The idea is that we find two vector spaces (known as the “dictionaries”), where the blinking artifacts and the original signals are sparse (meaning that most of the coefficients are zero). Then we find the projecting coefficients of the mixed signal on both spaces, and reconstruct the clean signal using only the coefficient from the “clean” vector space.

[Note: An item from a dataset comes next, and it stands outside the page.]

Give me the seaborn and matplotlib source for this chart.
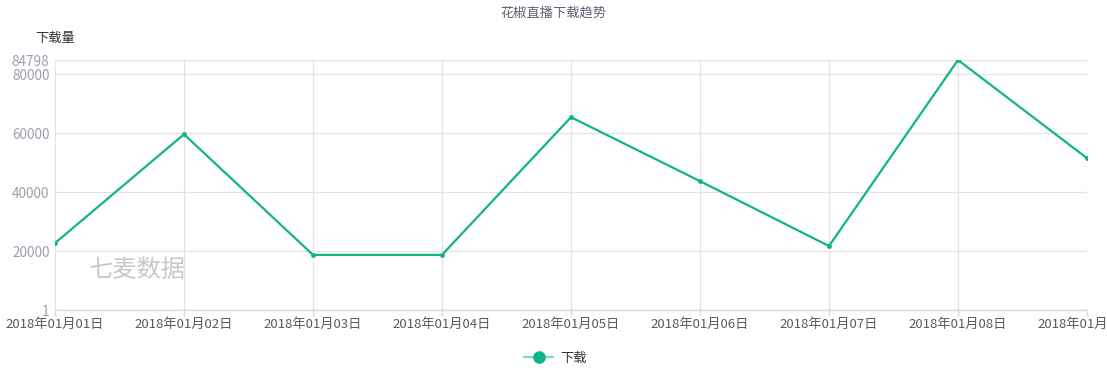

(block diagram by Maitiko et. al)

 

While the idea seems simple, there are a lot of design choices in implementation. For instance, we find the dictionaries using Short Time Fourier Transform with a long Hann window and a short Hann window. The time-frequency trade off makes the frequency resolution of the found dictionary basis vectors different. To ensure the consistency of the length of our basis vector, we chose to fill zeros to improve frequency resolution. Also, to save storage spaces, we decide to only keep the nonnegative Fourier coefficients during basis matching, because the Fourier transform for real signals is symmetric around zero.

 

Last example is the choice of optimizer. We chose Fast Iterative Shrinkage-Thresholding Algorithm (FISTA) with the PyLop library because it solves an unconstrained problem with L1 regularization and (as the name suggests) it is faster than ISTA.

(objective function with L1 regularization)

 

While the code for the denoiser is complete, I am still debugging, eye-examining, and testing with previously recorded data to make sure it works. This week we will test with real-time data frames once it is done.

Lavender’s Status Report for Apr 3

This week I recorded the dataset for training and testing with Chris. For each activity we recorded 3 episodes with 15-30 seconds duration. The activities include closed-eyes neutral, open-eyes neutral, think about lifting left arms, think about lifting right arms, move eyes from left to right, move eyes from right to left, smile and stare.

I also exported the recorded dataset to csv file and wrote a python script to automatically convert the batch of csv files to pandas dataset, which can be used directly for learning with pytorch.


One challenge with preprocessing the raw data is eye blinking removal. The artifact is visually obvious in the frontal lobe sensors AF3 and AF4. Using the MNE-Python neurophysiological data processing package, I was able to remove the eye blinking artifact using fast independent component analysis (ICA). This method works by separating the additive components of a mixed signal. In our case, the eye blinking is an additive component to our source brain signal. The fast ICA works by first pre-whiten the input signal (centering each component to have zero expected value, and then using a linear transformation to make the components uncorrelated and have unit variance). Then the fast ICA uses an iterative method to find an orthogonal projection that rotates the whitened signal such that non-Gaussianity is maximized. It is noteworthy that while the MNE-Python works well for preprocessing our recorded data, for real-time packages of short duration, its performance is subpar. So I am implementing the software for using morphological component analysis on the short time fourier transform to remove the blinking noise in real time, following the method suggested by
“Real time eye blink noise removal from EEG signals using morphological component analysis” by Matiko et al.

Lavender’s Status Report for March 27

This week, I organized two hardware tests. The first test revealed the contact quality issue, which was unexpected. I subsequently contacted Emotiv customer support for the contact quality issue, training issue and raw data stream API issue. The second test confirmed that wet hair with plenty of glycerin can stabilize the contact quality to 100%. Next week I will record real data with good contact quality and start testing our denoising algorithm with the real data.

We tried multiple ways for differentiating the brainwave signals. In the picture above, we tested whether seeing different colors would result in a visible difference. We also tested temperature, pain, movement, and sound. So far, movements seem to be the most effective cue. We are still looking into more training procedures and signal processing techniques to improve our detection.